L’ambiguïté « profonde et ample», selon les termes de Charara, loge déjà dans la formulation de la Constitution de 1979. Celle-ci institue la République islamique et affirme avoir été adoptée « à une majorité de 98,2%  de l’ensemble des personnes qui ont  le droit de vote ». Le premier « principe » (i.e. article)  parle du « règne du droit et de la justice du Coran », mais le deuxième, en énumérant les 6 fondements de  la République islamique,  énonce ainsi le 5ème : « l’imamat, sa direction permanente et son rôle fondamental dans la poursuite de la révolution de l’islam », ce qui relève clairement de la doctrine chiite. Le 12ème «principe » associe dans une même phrase l’islam et le fiqh ja‘farite et les déclare imprescriptibles en Iran : «La religion officielle de l’Iran est l’islam de confession ja‘farite duodécimain et ce principe est éternellement immuable. » Il affirme ensuite que « les autres  confessions islamiques, soit hanéfite, châfeîte, mâlekite, hanbalite  et zeydi» sont « entièrement respectées » et leurs adeptes « libres d’accomplir leurs rites confessionnels conformément à leur fiqh ». L’équivoque de la formulation constitutionnelle vient de ce que le chiisme imamite se voit attribué un double sens: celui de croyance générale et celui de rite et de jurisprudence. Donc, d’une part, la Constitution insinue sans l’affirmer clairement, qu’il revient à la doctrine duodécimaine de définir seule le dogme : l’islam et la « confession » ja‘farite  se trouvent ainsi réunis comme principe originel d’où sont issues, comme secondaires, les autres « confessions ». D’autre part, les sunnites sont distingués des autres « minorités religieuses » (« les seules reconnues » : les zoroastriens, les juifs et les chrétiens) et figurent dans l’islam au même rang que les chiites imamites. Dans les faits cependant, les prérogatives constitutionnelles des sunnites ne se distinguent en rien de celles des « minorités religieuses »  « qui, dans les limites de la Loi, sont libres d’accomplir leurs rites religieux et, quant au statut personnel et à l’éducation religieuse, agissent en conformité avec leur liturgie. » (13ème « principe »). On regrette, soit dit en passant, que dans un ouvrage d’une telle envergure, il est peu question de ces minorités.
Cette ambiguïté constitutionnelle est à la source de nombreuses doléances et revendications de sunnites iraniens contre leurs gouvernants accusés de sectarisme confessionnel : on leur refuse de construire des mosquées, on leur refuse de prier selon leurs rites dans celles prétendument islamiques, et quand on les invite à prier dans des lieux communs, plus d’un rite et plus d’un dogme séparent les 2 grandes communautés de l’Islam et empêchent la prière commune (pp 35-36).

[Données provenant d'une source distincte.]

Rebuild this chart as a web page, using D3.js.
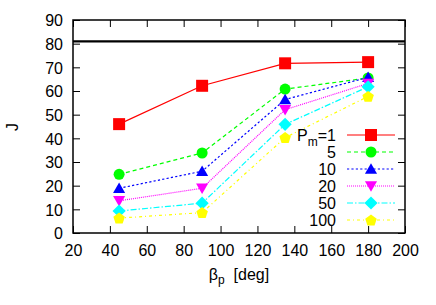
<!DOCTYPE html>
<html><head><meta charset="utf-8">
<script src="https://cdn.jsdelivr.net/npm/d3@7"></script>
<style>body{margin:0;background:#fff}svg{display:block}text{font-family:"Liberation Sans",Arial,sans-serif}</style>
</head><body><svg id="c" width="436" height="305"></svg>
<script>
const xValues = [45, 90, 135, 180];
const seriesNames = ["1", "5", "10", "20", "50", "100"];
const jPm1 = [46, 62.2, 71.7, 72.2];
const jPm5 = [24.8, 33.8, 60.8, 65.5];
const jPm10 = [18.9, 26.1, 56.4, 65.8];
const jPm20 = [13.6, 18.9, 52.1, 63.2];
const jPm50 = [9.3, 12.6, 45.9, 61.8];
const jPm100 = [6.3, 8.6, 40.3, 57.7];
const refLine = 81;
const xTicks = [20, 40, 60, 80, 100, 120, 140, 160, 180, 200];
const yTicks = [0, 10, 20, 30, 40, 50, 60, 70, 80, 90];

const allSeries = [jPm1, jPm5, jPm10, jPm20, jPm50, jPm100];
const colors = ["#ff0000", "#00ff00", "#0000ff", "#ff00ff", "#00ffff", "#ffff00"];
const dashes = [null, "4,3", "2.2,2.2", "1,1", "6,2,1.5,2", "3,3,1,3"];
const symbols = [d3.symbolSquare, d3.symbolCircle, d3.symbolTriangle, "tridown", d3.symbolDiamond, "pentagon"];

const L = 73, R = 405, T = 20, B = 233;
const svg = d3.select("#c");
const x = d3.scaleLinear().domain([20, 200]).range([L, R]);
const y = d3.scaleLinear().domain([0, 90]).range([B, T]);

function markerPath(k, s) {
  const sym = symbols[k];
  if (sym === "tridown") {
    const h = s * 0.95, w = s * 0.55;
    return `M${-w},${-h*0.45}L${w},${-h*0.45}L0,${h*0.55}Z`;
  }
  if (sym === "pentagon") {
    const r = s * 0.55; let p = "";
    for (let i = 0; i < 5; i++) {
      const a = -Math.PI / 2 + i * 2 * Math.PI / 5;
      p += (i ? "L" : "M") + (r * Math.cos(a)).toFixed(2) + "," + (r * Math.sin(a) + 0.5).toFixed(2);
    }
    return p + "Z";
  }
  if (sym === d3.symbolTriangle) {
    const h = s * 0.95, w = s * 0.55;
    return `M0,${-h*0.55}L${w},${h*0.45}L${-w},${h*0.45}Z`;
  }
  if (sym === d3.symbolDiamond) {
    const r = s * 0.6;
    return `M0,${-r}L${r},0L0,${r}L${-r},0Z`;
  }
  if (sym === d3.symbolSquare) return d3.symbol(sym, s * s)();
  return d3.symbol(sym, Math.PI * (s / 2) * (s / 2))();
}
const sizes = [12, 11, 11, 11, 11, 11];

// axes (ticks inward)
const tl = 7;
const gx = svg.append("g").attr("transform", `translate(0,${B})`)
  .call(d3.axisBottom(x).tickValues(xTicks).tickSize(-tl).tickPadding(12));
const gxt = svg.append("g").attr("transform", `translate(0,${T})`)
  .call(d3.axisTop(x).tickValues(xTicks).tickSize(-tl).tickFormat(""));
const gy = svg.append("g").attr("transform", `translate(${L},0)`)
  .call(d3.axisLeft(y).tickValues(yTicks).tickSize(-tl).tickPadding(10));
const gyr = svg.append("g").attr("transform", `translate(${R},0)`)
  .call(d3.axisRight(y).tickValues(yTicks).tickSize(-tl).tickFormat(""));
[gx, gxt, gy, gyr].forEach(g => {
  g.select(".domain").remove();
  g.selectAll(".tick line").attr("stroke", "#000").attr("stroke-width", 1);
  g.selectAll("text").attr("font-size", 16).attr("fill", "#000")
    .attr("font-family", "'Liberation Sans',Arial,sans-serif");
});
gx.selectAll("text").attr("dy", "0.71em");
gy.selectAll("text").attr("dy", "0.36em");

// reference line
svg.append("line").attr("x1", L).attr("x2", R).attr("y1", y(refLine)).attr("y2", y(refLine))
  .attr("stroke", "#000").attr("stroke-width", 2.2);

// frame
svg.append("rect").attr("x", L).attr("y", T).attr("width", R - L).attr("height", B - T)
  .attr("fill", "none").attr("stroke", "#000").attr("stroke-width", 1.5);

const line = d3.line().x((d, i) => x(xValues[i])).y(d => y(d));
allSeries.forEach((vals, k) => {
  svg.append("path").datum(vals).attr("d", line).attr("fill", "none")
    .attr("stroke", colors[k]).attr("stroke-width", 1.2)
    .attr("stroke-dasharray", dashes[k]);
});
allSeries.forEach((vals, k) => {
  svg.selectAll(null).data(vals).enter().append("path")
    .attr("d", markerPath(k, sizes[k]))
    .attr("transform", (d, i) => `translate(${x(xValues[i])},${y(d)})`)
    .attr("fill", colors[k]);
});

// legend
const lg = svg.append("g");
seriesNames.forEach((n, k) => {
  const ly = 135 + k * 17;
  lg.append("line").attr("x1", 347).attr("x2", 395).attr("y1", ly).attr("y2", ly)
    .attr("stroke", colors[k]).attr("stroke-width", 1.2).attr("stroke-dasharray", dashes[k]);
  lg.append("path").attr("d", markerPath(k, sizes[k])).attr("transform", `translate(371,${ly})`)
    .attr("fill", colors[k]);
  const t = lg.append("text").attr("x", 336).attr("y", ly + 6).attr("text-anchor", "end")
    .attr("font-size", 16).attr("fill", "#000");
  if (k === 0) {
    t.append("tspan").text("P");
    t.append("tspan").attr("font-size", 12).attr("dy", 5).text("m");
    t.append("tspan").attr("dy", -5).text("=" + n);
  } else t.text(n);
});

// axis titles
svg.append("text").attr("transform", "translate(18,127) rotate(-90)").attr("text-anchor", "middle")
  .attr("font-size", 16).text("J");
const xt = svg.append("text").attr("x", 239).attr("y", 280).attr("text-anchor", "middle").attr("font-size", 16);
xt.append("tspan").text("β");
xt.append("tspan").attr("font-size", 12).attr("dy", 4).text("p");
xt.append("tspan").attr("dy", -4).text("  [deg]");
xt.attr("xml:space", "preserve").style("white-space", "pre");
</script></body></html>
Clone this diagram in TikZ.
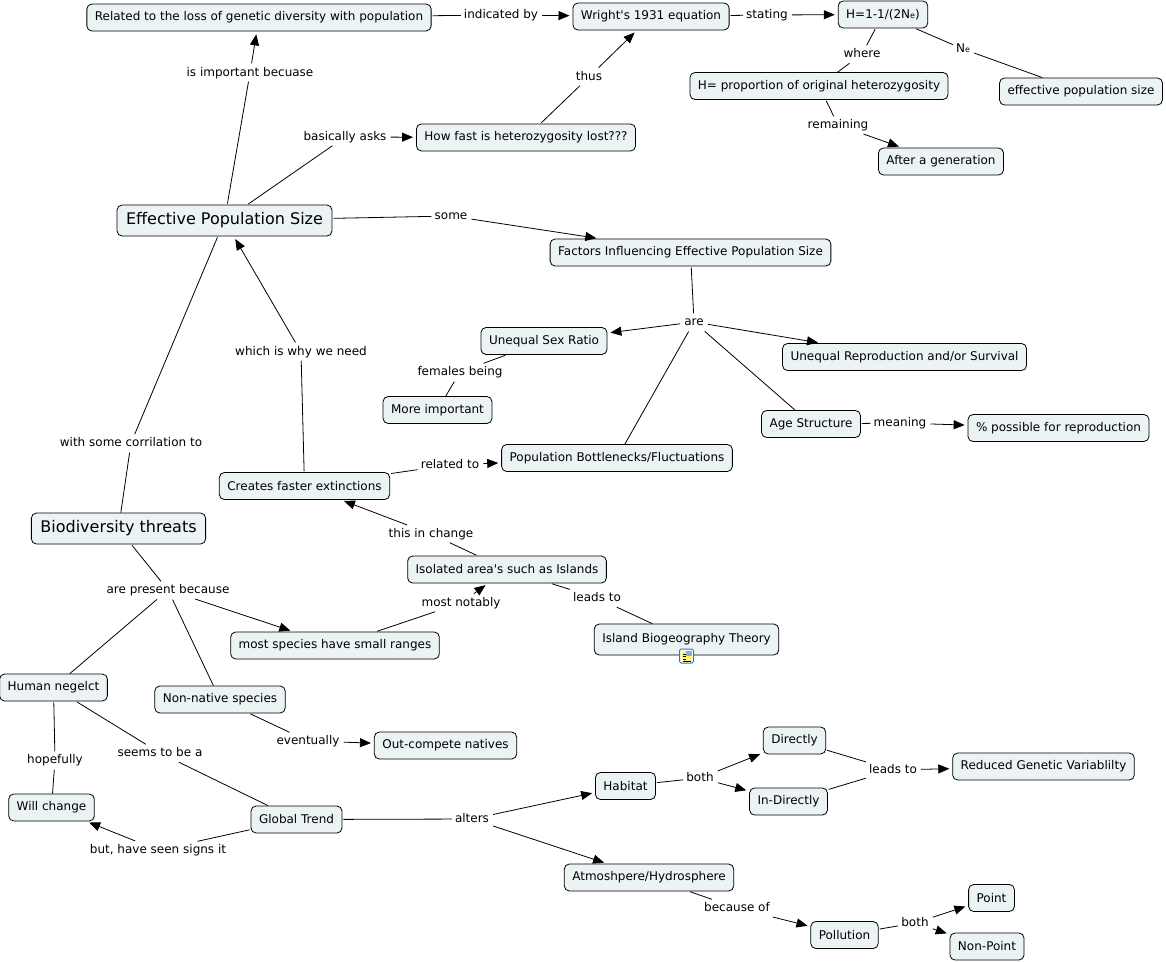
\documentclass[tikz,border=0pt]{standalone}
\usepackage{fontspec}
\setmainfont{DejaVu Sans}
\usetikzlibrary{arrows.meta}
\definecolor{cmapfill}{RGB}{236,243,245}
\definecolor{iconblue}{RGB}{60,110,200}
\newcommand\nesub{{\fontsize{8}{8}\selectfont e}}
\begin{document}
\begin{tikzpicture}[x=1pt,y=-1pt,
  concept/.style={draw, fill=cmapfill, rounded corners=5pt, line width=0.8pt, font=\fontsize{12}{14}\selectfont, minimum height=27pt, inner xsep=8pt, inner ysep=2pt},
  bigconcept/.style={concept, font=\fontsize{16}{18}\selectfont, minimum height=31pt, inner xsep=9pt},
  linkphrase/.style={font=\fontsize{12}{14}\selectfont, inner sep=3pt, text height=8.5pt, text depth=2.5pt},
  link/.style={line width=0.8pt, shorten <=1pt},
  linkarrow/.style={link, -{Triangle[length=11pt,width=9pt]}, shorten >=3pt}]
\useasboundingbox (0,0) rectangle (1166,961);
\fill[white] (0,0) rectangle (1166,961);
\node[concept] (rel) at (259,17.5) {Related to the loss of genetic diversity with population};
\node[concept] (wright) at (651,16.5) {Wright\textquotesingle s 1931 equation};
\node[concept] (hform) at (883,14.5) {H=1-1/(2N\nesub)};
\node[concept] (hprop) at (819,86) {H= proportion of original heterozygosity};
\node[concept] (effsize) at (1081,91.5) {effective population size};
\node[concept] (aftergen) at (941,161.5) {After a generation};
\node[concept] (howfast) at (526,137.5) {How fast is heterozygosity lost???};
\node[bigconcept] (eps) at (224.5,220.5) {Effective Population Size};
\node[concept] (factors) at (690.5,252.5) {Factors Influencing Effective Population Size};
\node[concept] (usr) at (544,341) {Unequal Sex Ratio};
\node[concept] (urs) at (904.5,357) {Unequal Reproduction and/or Survival};
\node[concept] (moreimp) at (437.5,410) {More important};
\node[concept] (agestr) at (811,424) {Age Structure};
\node[concept] (pctrep) at (1058.5,428) {\% possible for reproduction};
\node[concept] (bottle) at (617,458) {Population Bottlenecks/Fluctuations};
\node[concept] (cfe) at (304.5,486) {Creates faster extinctions};
\node[bigconcept] (biothr) at (118.5,528.5) {Biodiversity threats};
\node[concept] (isol) at (507,569.5) {Isolated area\textquotesingle s such as Islands};
\node[concept] (msr) at (335,645.5) {most species have small ranges};
\node[concept, minimum height=31pt] (ibt) at (686.5,639.5) {Island Biogeography Theory};
\node[concept] (human) at (53.5,687.5) {Human negelct};
\node[concept] (nonnat) at (220,699.5) {Non-native species};
\node[concept] (outcomp) at (445.5,745.5) {Out-compete natives};
\node[concept] (willch) at (51.5,807.5) {Will change};
\node[concept] (global) at (296.5,819.5) {Global Trend};
\node[concept] (habitat) at (625.5,786) {Habitat};
\node[concept] (directly) at (794.5,740.5) {Directly};
\node[concept] (indirectly) at (788.5,801.5) {In-Directly};
\node[concept] (reduced) at (1043.5,766.5) {Reduced Genetic Variablilty};
\node[concept] (atmo) at (649,877.5) {Atmoshpere/Hydrosphere};
\node[concept] (point) at (991.5,898) {Point};
\node[concept] (pollution) at (844.5,935) {Pollution};
\node[concept] (nonpoint) at (987,946.5) {Non-Point};
\node[draw=iconblue, line width=1pt, fill=white, rounded corners=1.5pt, minimum size=14pt, inner sep=0pt] (ibticon) at (686.5,656) {};
\fill[yellow!60] (681.5,651) rectangle (691.5,661.5);
\fill[iconblue!60] (686,651) rectangle (691.5,655.5);
\foreach \k in {654,656.5,659} \draw[line width=0.6pt] (682.5,\k) -- (686,\k);
\draw[line width=0.6pt] (682.5,661) -- (690.5,661);
\node[linkphrase] (lindic) at (501,15) {indicated by};
\node[linkphrase] (lstat) at (767,15) {stating};
\node[linkphrase] (lwhere) at (862,54) {where};
\node[linkphrase] (lne) at (963,49) {N\nesub};
\node[linkphrase] (lremain) at (838,125) {remaining};
\node[linkphrase] (lthus) at (589,77) {thus};
\node[linkphrase] (limport) at (250,73) {is important becuase};
\node[linkphrase] (lasks) at (345,137) {basically asks};
\node[linkphrase] (lsome) at (451,216) {some};
\node[linkphrase] (lare) at (694,322) {are};
\node[linkphrase] (lfem) at (460,372) {females being};
\node[linkphrase] (lmean) at (900,423) {meaning};
\node[linkphrase] (lrel) at (450,465) {related to};
\node[linkphrase] (lneed) at (301,352) {which is why we need};
\node[linkphrase] (lcorr) at (131,443) {with some corrilation to};
\node[linkphrase] (lchange) at (431,534) {this in change};
\node[linkphrase] (lnotab) at (461,603) {most notably};
\node[linkphrase] (lleads) at (597,598) {leads to};
\node[linkphrase] (lpresent) at (168,590) {are present because};
\node[linkphrase] (levent) at (308,741) {eventually};
\node[linkphrase] (lhope) at (55,760) {hopefully};
\node[linkphrase] (lseems) at (160,753) {seems to be a};
\node[linkphrase] (lsigns) at (158,850) {but, have seen signs it};
\node[linkphrase] (lalters) at (472,819) {alters};
\node[linkphrase] (lboth) at (700,778) {both};
\node[linkphrase] (lleadsb) at (893,770) {leads to};
\node[linkphrase] (lbecause) at (737,908) {because of};
\node[linkphrase] (lbothb) at (915,923) {both};
\foreach \a/\b in {rel/lindic, wright/lstat, hform/lwhere, lwhere/hprop, hform/lne, lne/effsize, hprop/lremain, howfast/lthus, eps/limport, eps/lasks, eps/lsome, factors/lare, lare/bottle, lare/agestr, usr/lfem, lfem/moreimp, agestr/lmean, cfe/lrel, cfe/lneed, eps/lcorr, lcorr/biothr, isol/lchange, msr/lnotab, isol/lleads, lleads/ibt, biothr/lpresent, lpresent/human, lpresent/nonnat, nonnat/levent, human/lhope, lhope/willch, human/lseems, lseems/global, global/lsigns, global/lalters, habitat/lboth, directly/lleadsb, indirectly/lleadsb, atmo/lbecause, pollution/lbothb}
  \draw[link] (\a) -- (\b);
\foreach \a/\b in {lindic/wright, lstat/hform, lremain/aftergen, lthus/wright, limport/rel, lasks/howfast, lsome/factors, lare/usr, lare/urs, lmean/pctrep, lrel/bottle, lneed/eps, lchange/cfe, lnotab/isol, lpresent/msr, levent/outcomp, lsigns/willch, lalters/habitat, lalters/atmo, lboth/directly, lboth/indirectly, lleadsb/reduced, lbecause/pollution, lbothb/point, lbothb/nonpoint}
  \draw[linkarrow] (\a) -- (\b);
\end{tikzpicture}
\end{document}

L’ordre (au sens de distinction hiérarchique) chiite/sunnite se greffe dans l’Iran de la République islamique sur un autre, persan/nationalités diverses, au point de se confondre presque avec lui. Charara montre que cette identification n’est ni sans effets économiques (la distribution directe des ressources aboutit à un chômage permanent et à une inflation à 2 chiffres) ni sans histoire : elle a suivi un cheminement contemporain de « purification » de la société et de l’État visant tous les récalcitrants à la « ligne de l’imam », cheminement qui ne s’interrompt pas de la révolte multipolaire contre le Chah à la guerre d’Iraq en passant par l’occupation de l’ambassade américaine à Téhéran…Mais ce processus qui donne une large place aux moussaouis, descendants comme Khomeini du 7e imam et surtout la préséance aux habitants des 3 provinces « pures » par leur appartenance persane et chiite (Ispahan, Fars et Yazd : 10% de la population,  75% des postes clés mais aussi 70-80% des morts de la guerre d’Iraq) s’inscrit dans la longue durée : un Iran millénaire qui sert de « porte terrestre aux Indes, de barrage contre l’expansion russe en Asie centrale, de [pays] jumeau de la Turquie, de correspondant de l’Arabie et de contrôleur du « grand » bassin pétrolier », un Iran qui a trouvé dans la dynastie séfévide (1501-1722), « à l’origine sunnite, turque et soufie », un acteur pour se préserver de l’Empire ottoman et de l’islam sunnite, répandre le chiisme duodécimain et créer un vaste empire où  gouverneur et sujets se sont trouvés unis « dans une entité nationale et mystique. »
Face à la composante persane chiite, les autres nationalités de l’Iran actuel, à l’exception des béloutches très majoritairement sunnites, n’appartiennent pas à une seule communauté (les kurdes sont sunnites à 75%, les arabes chiites à 80%...), ce qui n’empêche nullement diverses persécutions allant de l’assassinat et du nettoyage ethnique à l’emprise culturelle brute. Mais mieux vaut, pour le dédale des détails et des étapes, lire l’ouvrage lui-même dont nous n’avons résumé qu’une partie puisqu’il est largement consacré aux politiques impériales de l’Iran du Liban au Yémen en passant par l’Iraq et la Palestine…
Réunissant principalement des articles de la dernière décennie au gré des événements et loin des foules, l’ouvrage de Waddah Charara, doté d’une préface inédite, se présente comme une somme structurée et passionnante.